Dataset content
==============================
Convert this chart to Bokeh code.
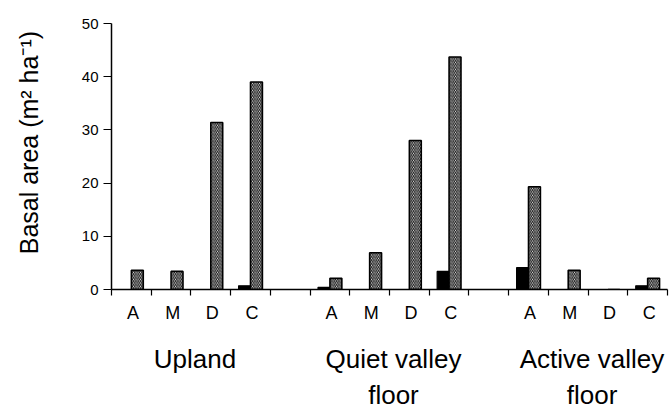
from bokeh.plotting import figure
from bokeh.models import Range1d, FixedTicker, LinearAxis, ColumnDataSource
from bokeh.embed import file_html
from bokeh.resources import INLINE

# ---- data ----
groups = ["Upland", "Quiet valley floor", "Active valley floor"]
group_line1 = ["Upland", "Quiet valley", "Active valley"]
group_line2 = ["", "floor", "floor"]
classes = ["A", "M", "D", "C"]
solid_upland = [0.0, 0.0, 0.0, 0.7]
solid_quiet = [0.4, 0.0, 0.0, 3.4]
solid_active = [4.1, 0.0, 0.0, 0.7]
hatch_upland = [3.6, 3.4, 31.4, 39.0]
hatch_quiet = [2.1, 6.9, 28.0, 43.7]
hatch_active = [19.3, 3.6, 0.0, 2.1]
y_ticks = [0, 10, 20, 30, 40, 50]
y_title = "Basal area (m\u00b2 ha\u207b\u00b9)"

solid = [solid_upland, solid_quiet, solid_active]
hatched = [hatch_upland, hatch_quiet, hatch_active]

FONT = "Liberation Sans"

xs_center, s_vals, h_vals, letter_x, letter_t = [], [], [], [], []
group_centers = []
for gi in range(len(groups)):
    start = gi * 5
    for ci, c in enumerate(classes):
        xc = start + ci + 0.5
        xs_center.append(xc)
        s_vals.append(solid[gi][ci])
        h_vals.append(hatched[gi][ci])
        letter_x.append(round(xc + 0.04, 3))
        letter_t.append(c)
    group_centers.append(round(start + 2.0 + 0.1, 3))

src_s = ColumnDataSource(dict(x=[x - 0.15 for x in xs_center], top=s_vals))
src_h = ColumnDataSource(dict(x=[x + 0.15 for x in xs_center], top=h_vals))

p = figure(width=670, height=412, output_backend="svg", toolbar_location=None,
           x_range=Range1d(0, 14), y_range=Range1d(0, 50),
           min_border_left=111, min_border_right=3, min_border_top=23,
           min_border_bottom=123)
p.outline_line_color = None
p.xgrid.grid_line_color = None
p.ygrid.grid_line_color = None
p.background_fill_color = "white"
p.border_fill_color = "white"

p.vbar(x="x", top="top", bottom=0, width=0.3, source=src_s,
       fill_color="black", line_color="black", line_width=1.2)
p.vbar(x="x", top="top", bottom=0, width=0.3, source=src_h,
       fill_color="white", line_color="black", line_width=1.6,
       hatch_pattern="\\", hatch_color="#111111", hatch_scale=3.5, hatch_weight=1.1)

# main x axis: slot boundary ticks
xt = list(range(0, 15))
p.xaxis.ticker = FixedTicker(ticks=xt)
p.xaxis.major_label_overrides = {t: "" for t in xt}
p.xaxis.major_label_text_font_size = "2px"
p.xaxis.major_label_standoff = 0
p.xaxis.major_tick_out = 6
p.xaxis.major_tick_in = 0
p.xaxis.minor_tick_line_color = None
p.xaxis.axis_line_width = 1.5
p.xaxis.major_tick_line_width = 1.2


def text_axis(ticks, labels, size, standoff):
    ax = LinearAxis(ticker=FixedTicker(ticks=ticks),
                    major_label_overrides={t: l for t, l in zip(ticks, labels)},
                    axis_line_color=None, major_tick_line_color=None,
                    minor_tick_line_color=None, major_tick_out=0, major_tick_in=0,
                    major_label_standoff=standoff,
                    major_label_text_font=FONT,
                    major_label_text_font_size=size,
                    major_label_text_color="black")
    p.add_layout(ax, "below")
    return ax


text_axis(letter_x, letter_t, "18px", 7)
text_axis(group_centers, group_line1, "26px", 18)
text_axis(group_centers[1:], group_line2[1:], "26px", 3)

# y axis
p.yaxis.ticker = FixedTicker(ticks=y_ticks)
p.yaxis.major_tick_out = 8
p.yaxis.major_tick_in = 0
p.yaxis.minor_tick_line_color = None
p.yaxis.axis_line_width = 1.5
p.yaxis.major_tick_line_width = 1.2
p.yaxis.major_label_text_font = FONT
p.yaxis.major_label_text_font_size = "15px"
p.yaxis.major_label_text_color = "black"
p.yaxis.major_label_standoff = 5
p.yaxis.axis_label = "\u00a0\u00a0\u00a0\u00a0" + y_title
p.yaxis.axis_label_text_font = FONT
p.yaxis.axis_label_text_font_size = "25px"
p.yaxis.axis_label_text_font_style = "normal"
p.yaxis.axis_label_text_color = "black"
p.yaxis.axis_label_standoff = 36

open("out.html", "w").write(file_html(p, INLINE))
==============================
Extract the lines exactly, please: the first line of the listing, the line with "src_h = ColumnDataSource(dict(x=[x", and every line between them, but no pictures.

Result
Convert this chart to Bokeh code.
from bokeh.plotting import figure
from bokeh.models import Range1d, FixedTicker, LinearAxis, ColumnDataSource
from bokeh.embed import file_html
from bokeh.resources import INLINE

# ---- data ----
groups = ["Upland", "Quiet valley floor", "Active valley floor"]
group_line1 = ["Upland", "Quiet valley", "Active valley"]
group_line2 = ["", "floor", "floor"]
classes = ["A", "M", "D", "C"]
solid_upland = [0.0, 0.0, 0.0, 0.7]
solid_quiet = [0.4, 0.0, 0.0, 3.4]
solid_active = [4.1, 0.0, 0.0, 0.7]
hatch_upland = [3.6, 3.4, 31.4, 39.0]
hatch_quiet = [2.1, 6.9, 28.0, 43.7]
hatch_active = [19.3, 3.6, 0.0, 2.1]
y_ticks = [0, 10, 20, 30, 40, 50]
y_title = "Basal area (m\u00b2 ha\u207b\u00b9)"

solid = [solid_upland, solid_quiet, solid_active]
hatched = [hatch_upland, hatch_quiet, hatch_active]

FONT = "Liberation Sans"

xs_center, s_vals, h_vals, letter_x, letter_t = [], [], [], [], []
group_centers = []
for gi in range(len(groups)):
    start = gi * 5
    for ci, c in enumerate(classes):
        xc = start + ci + 0.5
        xs_center.append(xc)
        s_vals.append(solid[gi][ci])
        h_vals.append(hatched[gi][ci])
        letter_x.append(round(xc + 0.04, 3))
        letter_t.append(c)
    group_centers.append(round(start + 2.0 + 0.1, 3))

src_s = ColumnDataSource(dict(x=[x - 0.15 for x in xs_center], top=s_vals))
src_h = ColumnDataSource(dict(x=[x + 0.15 for x in xs_center], top=h_vals))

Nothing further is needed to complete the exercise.